Myer Prinstein was the last to accomplish the feat, winning triple jump gold in Paris 1900 and then successfully defending his crown in St. Louis 1904.
"The job is done," Taylor said after claiming gold. "God is so good and I never thought my first jump would be the gold medal jump but I stayed strong and ready.
"I'm really grateful Dong Bin (Chinese jumper) put a good early jump out there because that got me going and really woke me up."
Taylor's winning leap, a whopping 17.86 meters, came in the first round, putting the rest of the field under huge pressure.
It was also a case of deja vu in the silver medal spot, as Claye made it a repeat of the US one-two from London 2012 with a personal best jump of 17.76 meters.
Love is in the air
And to celebrate his second consecutive Olympic silver medal, Claye added to the love at Rio 2016 by proposing to his girlfriend Queen Harrison, a former Olympian herself, in the stands.
"Yeah I saw that (Claye's engagement)," Taylor said. "I don't know how he got over there, there was a very large gap (between the grandstand and the track).
"I know we are jumpers but that's quite risky. But to witness that also was very special. I don't know if I would be able to compete with a proposal on my mind.
"But he's a good man. I'm glad he could make the most of this moment. This is the Olympic Games and you know that's what it's about, cherishing every moment of it."

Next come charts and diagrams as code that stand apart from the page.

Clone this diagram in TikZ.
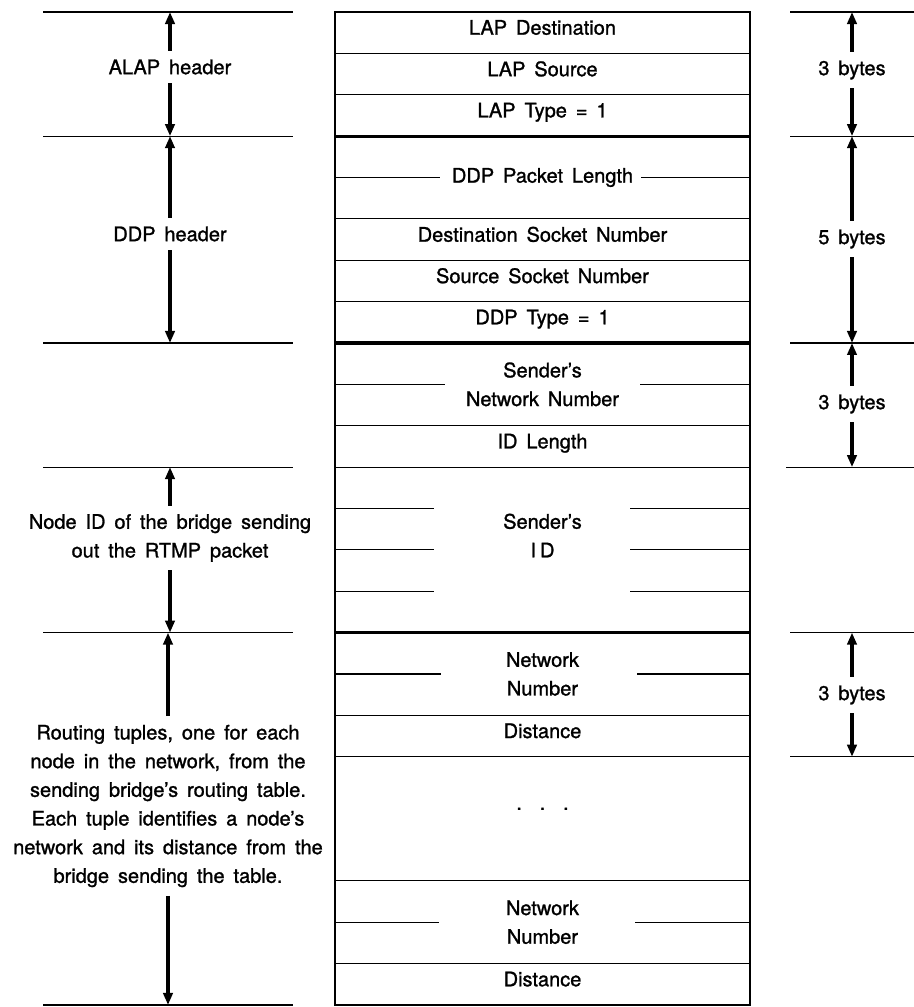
\documentclass[tikz,border=0pt]{standalone}
\usepackage{fontspec}
\setmainfont{TeX Gyre Heros}[WordSpace=1.6, FakeBold=1.2]
\usetikzlibrary{arrows.meta,positioning}

\begin{document}
\begin{tikzpicture}[x=0.75pt, y=-0.75pt,
      font=\fontsize{15}{21.5}\selectfont, line width=0.9pt,
      field/.style={draw, minimum width=311.25pt, minimum height=31.03pt,
                    inner sep=0pt, outer sep=0pt, align=center, text depth=8pt},
      field2/.style={field, minimum height=62.06pt},
      lab/.style={align=center, inner xsep=2pt, inner ysep=6pt},
      extent/.style={line width=3pt, -{Triangle[length=9pt,width=7pt]}},
      heavy/.style={line width=2.4pt}
    ]
    \useasboundingbox (0,0) rectangle (914,1007);
    \node[field] (lapd) at (542.5,32.69) {LAP Destination};
    \node[field, below=0pt of lapd] (laps) {LAP Source};
    \node[field, below=0pt of laps] (lapt) {LAP Type = 1};
    \node[field2, below=0pt of lapt, text depth={}] (ddplen) {DDP Packet Length};
    \node[field, below=0pt of ddplen] (dsock) {Destination Socket Number};
    \node[field, below=0pt of dsock] (ssock) {Source Socket Number};
    \node[field, below=0pt of ssock] (ddpt) {DDP Type = 1};
    \node[field2, below=0pt of ddpt, text depth={}] (snet) {Sender's\\Network Number};
    \node[field, below=0pt of snet] (idlen) {ID Length};
    \node[field, minimum height=124.13pt, below=0pt of idlen, text depth={}] (sid) {Sender's\\I\kern3pt D\\\mbox{}};
    \node[field2, below=0pt of sid, text depth={}] (net1) {Network\\Number};
    \node[field, below=0pt of net1] (dist1) {Distance};
    \node[field, minimum height=93.09pt, below=0pt of dist1, text depth=15pt] (more) {.\ \ .\ \ .};
    \node[field2, below=0pt of more, text depth={}] (net2) {Network\\Number};
    \node[field, below=0pt of net2] (dist2) {Distance};
    \draw (ddplen.west) -- +(105,0);
    \draw (ddplen.east) -- +(-109,0);
    \draw (snet.west) -- +(110,0);
    \draw (snet.east) -- +(-110,0);
    \foreach \k in {1,2,3} {
      \draw ([yshift=-\k*31.03pt]sid.north west) -- +(99,0);
      \draw ([yshift=-\k*31.03pt]sid.north east) -- +(-120,0);
    }
    \draw (net1.west) -- +(106,0);
    \draw (net1.east) -- +(-113,0);
    \draw (net2.west) -- +(104,0);
    \draw (net2.east) -- +(-115,0);
    \draw[heavy] (lapt.south west) -- (lapt.south east);
    \draw[heavy] (ddpt.south west) -- (ddpt.south east);
    \draw[heavy] (sid.south west) -- (sid.south east);

    \node[lab] (alap) at (170,67) {ALAP header};
    \node[lab] (ddph) at (170,234) {DDP header};
    \node[lab] (nodeid) at (170,538) {Node ID of the bridge sending\\out the RTMP packet};
    \node[lab] (tuples) at (168,806) {Routing tuples, one for each\\node in the network, from the\\sending bridge's routing table.\\Each tuple identifies a node's\\network and its distance from the\\bridge sending the table.};
    \draw (43,0 |- lapd.north) -- (293,0 |- lapd.north);
    \draw (43,0 |- lapt.south) -- (293,0 |- lapt.south);
    \draw (43,0 |- ddpt.south) -- (293,0 |- ddpt.south);
    \draw (43,0 |- idlen.south) -- (293,0 |- idlen.south);
    \draw (43,0 |- sid.south) -- (293,0 |- sid.south);
    \draw (43,0 |- dist2.south) -- (293,0 |- dist2.south);
    \draw[extent] (alap) -- (alap |- lapd.north);
    \draw[extent] (alap) -- (alap |- lapt.south);
    \draw[extent] (ddph) -- (ddph |- lapt.south);
    \draw[extent] (ddph) -- (ddph |- ddpt.south);
    \draw[extent] (nodeid) -- (nodeid |- idlen.south);
    \draw[extent] (nodeid) -- (nodeid |- sid.south);
    \draw[extent] (tuples) -- (tuples |- sid.south);
    \draw[extent] (tuples) -- (tuples |- dist2.south);

    \node[lab] (b1) at (852,70) {3 bytes};
    \node[lab] (b2) at (852,239) {5 bytes};
    \node[lab] (b3) at (852,404) {3 bytes};
    \node[lab] (b4) at (852,695) {3 bytes};
    \draw (790,0 |- lapd.north) -- (914,0 |- lapd.north);
    \draw (790,0 |- lapt.south) -- (914,0 |- lapt.south);
    \draw (790,0 |- ddpt.south) -- (914,0 |- ddpt.south);
    \draw (786,0 |- idlen.south) -- (914,0 |- idlen.south);
    \draw (790,0 |- sid.south) -- (914,0 |- sid.south);
    \draw (790,0 |- dist1.south) -- (914,0 |- dist1.south);
    \draw[extent] (b1) -- (b1 |- lapd.north);
    \draw[extent] (b1) -- (b1 |- lapt.south);
    \draw[extent] (b2) -- (b2 |- lapt.south);
    \draw[extent] (b2) -- (b2 |- ddpt.south);
    \draw[extent] (b3) -- (b3 |- ddpt.south);
    \draw[extent] (b3) -- (b3 |- idlen.south);
    \draw[extent] (b4) -- (b4 |- sid.south);
    \draw[extent] (b4) -- (b4 |- dist1.south);
\end{tikzpicture}
\end{document}
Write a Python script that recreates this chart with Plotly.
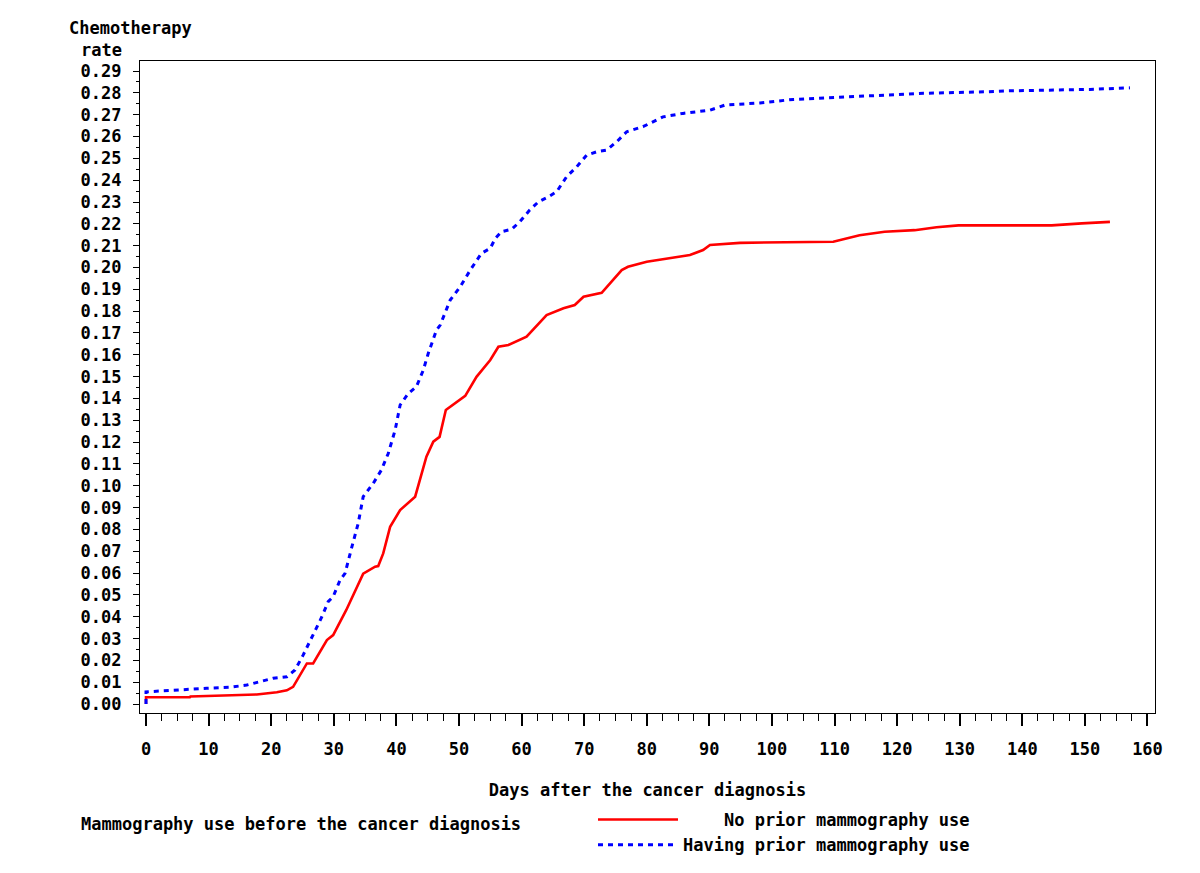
import plotly.graph_objects as go

# ---- data ----
no_prior_days = [0, 0, 7, 7.1, 13.7, 17.7, 20.9, 22.5, 23.5, 24.6, 25.7, 26.7, 28.9, 29.9,
                 32.0, 34.7, 36.6, 37.1, 37.9, 39.0, 40.6, 43.0, 44.8, 45.9, 46.9, 47.9,
                 51.0, 52.8, 55.0, 56.3, 57.9, 60.8, 64.0, 66.7, 68.5, 69.9, 72.8, 76.0,
                 77.0, 80.0, 86.9, 89.0, 90.1, 94.9, 109.8, 114.0, 118.0, 122.8, 126.3,
                 129.8, 144.7, 149.5, 154.0]
no_prior_rate = [0, 0.0031, 0.0031, 0.0035, 0.0040, 0.0044, 0.0054, 0.0063, 0.0079, 0.0133,
                 0.0186, 0.0186, 0.0293, 0.0316, 0.0431, 0.0597, 0.0629, 0.0632, 0.0690,
                 0.0812, 0.0889, 0.0950, 0.1133, 0.1202, 0.1224, 0.1347, 0.1412, 0.1499,
                 0.1576, 0.1637, 0.1645, 0.1683, 0.1782, 0.1813, 0.1828, 0.1866, 0.1884,
                 0.1988, 0.2003, 0.2026, 0.2057, 0.2080, 0.2103, 0.2113, 0.2118, 0.2148,
                 0.2164, 0.2171, 0.2184, 0.2193, 0.2193, 0.2202, 0.2209]

prior_days = [0, 0, 9.7, 13.4, 16.1, 17.7, 20.3, 22.5, 23.8, 25.1, 26.7, 28.1, 29.1, 29.9,
              31.0, 31.8, 32.9, 33.9, 34.7, 36.3, 37.6, 38.7, 39.8, 40.6, 41.9, 43.2, 44.3,
              45.1, 46.4, 47.0, 48.6, 50.2, 51.8, 53.6, 55.0, 55.8, 56.8, 58.4, 59.7, 61.3,
              62.7, 64.3, 65.6, 67.2, 68.8, 70.4, 72.0, 73.6, 75.2, 76.8, 79.4, 82.6, 85.8,
              90.1, 92.5, 98.1, 103.4, 110.9, 115.7, 124.2, 134.3, 137.5, 150.8, 157.2]
prior_rate = [0, 0.0056, 0.0072, 0.0077, 0.0087, 0.0098, 0.0118, 0.0125, 0.0156, 0.0224,
              0.0316, 0.0400, 0.0469, 0.0492, 0.0568, 0.0599, 0.0721, 0.0828, 0.0950,
              0.1011, 0.1072, 0.1148, 0.1255, 0.1370, 0.1423, 0.1454, 0.1530, 0.1607,
              0.1713, 0.1736, 0.1851, 0.1912, 0.1988, 0.2065, 0.2088, 0.2133, 0.2164,
              0.2175, 0.2209, 0.2263, 0.2301, 0.2324, 0.2347, 0.2416, 0.2461, 0.2515,
              0.2530, 0.2538, 0.2576, 0.2622, 0.2645, 0.2690, 0.2706, 0.2721, 0.2744,
              0.2754, 0.2770, 0.2779, 0.2787, 0.2798, 0.2805, 0.2809, 0.2816, 0.2823]

series_names = ["No prior mammography use", "Having prior mammography use"]
x_title = "Days after the cancer diagnosis"
y_title_lines = ["Chemotherapy", "rate"]
legend_title = "Mammography use before the cancer diagnosis"

# ---- layout geometry (page has an 8px body margin) ----
OFF = 8
W, H = 1200 - OFF, 873 - OFF
L, R, T, B = 140 - OFF, 1155 - OFF, 61 - OFF, 713 - OFF
FONT = dict(family="DejaVu Sans Mono", size=17, color="black", weight="bold")


def px(xp):
    return (xp - OFF - L) / (R - L)


def py(yp):
    return (B - (yp - OFF)) / (B - T)


# pad shorter legend label so both right-align (monospace font)
w = max(len(s) for s in series_names)
legend_labels = ["\u00a0" * (w - len(s)) + s for s in series_names]

fig = go.Figure()
fig.add_trace(go.Scatter(x=no_prior_days, y=no_prior_rate, mode="lines",
                         name=legend_labels[0],
                         line=dict(color="#ff0000", width=2.6)))
fig.add_trace(go.Scatter(x=prior_days, y=prior_rate, mode="lines",
                         name=legend_labels[1],
                         line=dict(color="#0000ff", width=3, dash="5px,5px")))

fig.update_layout(
    width=W, height=H,
    margin=dict(l=L, r=W - R, t=T, b=H - B, autoexpand=False),
    paper_bgcolor="white", plot_bgcolor="white",
    font=FONT,
    showlegend=True,
    legend=dict(x=px(593), y=py(802), xanchor="left", yanchor="top",
                bgcolor="rgba(0,0,0,0)", borderwidth=0, itemwidth=80,
                tracegroupgap=0, font=FONT),
    xaxis=dict(range=[-0.96, 161.2], tickmode="linear", tick0=0, dtick=10,
               ticks="outside", ticklen=12, tickwidth=1.5, tickcolor="black",
               minor=dict(ticks="outside", dtick=2.5, tick0=0, ticklen=7,
                          tickcolor="black", tickwidth=1),
               showline=True, mirror=True, linecolor="black", linewidth=1.2,
               showgrid=False, zeroline=False, ticklabelstandoff=8,
               title=dict(text=x_title, standoff=26, font=FONT),
               automargin=False),
    yaxis=dict(range=[-0.0041, 0.2946], tickmode="linear", tick0=0, dtick=0.01,
               tickformat=".2f",
               ticks="outside", ticklen=6, tickwidth=1.2, tickcolor="black",
               minor=dict(ticks="outside", dtick=0.005, tick0=0, ticklen=3,
                          tickcolor="black", tickwidth=1),
               showline=True, mirror=True, linecolor="black", linewidth=1.2,
               showgrid=False, zeroline=False, ticklabelstandoff=8,
               automargin=False),
    annotations=[
        dict(text=y_title_lines[0], xref="paper", yref="paper", x=px(130), y=py(28),
             xanchor="center", yanchor="middle", showarrow=False, font=FONT),
        dict(text=y_title_lines[1], xref="paper", yref="paper", x=px(101), y=py(50),
             xanchor="center", yanchor="middle", showarrow=False, font=FONT),
        dict(text=legend_title, xref="paper", yref="paper", x=px(301), y=py(824),
             xanchor="center", yanchor="middle", showarrow=False, font=FONT),
    ],
)

fig.write_html("out.html")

Brazil rugby player Isidora Cerullo
, Chinese diver He Zi
and British walker Tom Bosworth have all received or given marriage proposals during Rio 2016.
British dressage rider Charlotte Dujardin was also asked by partner Dean Golding to marry him after she won gold on Monday, though they were already engaged after an initial proposal in 2009.
"I don't think he believed it was going to happen, so I think he has made it so public that now I am certainly going to do it," Dujardin told reporters.
Although Taylor jumped 18.21m to win the World Championship last year, he was unable to gain more sand on Briton Jonathan Edwards' 21-year record of 18.29m.
"Unfortunately I've been at that almost mark for a long time," Taylor said of his world record attempts. "I have so much respect for Jonathan at that distance. I think now the fire burns even stronger because I know it's in the tank."
The 2016 Indoor World Championship winner, China's Dong, claimed the bronze medal.
Taylor's achievement is all the more incredible, as he was forced to change his take off leg after experiencing excruciating pain in his left knee shortly after winning gold at London 2012.
It was a change akin to swapping writing hands, according to his coach Rana Reider.
"All my life I've jumped from my left foot -- that was my takeoff -- and even winning the 2012 Olympics, that was the foot I jumped from, so the idea of switching feet was pretty crazy," he told CNN in 2014.
"You have to almost use a different side of the brain. My left leg was muscle memory, I could do that day in, day out, and now to do that off my right, it took a little while to get over it."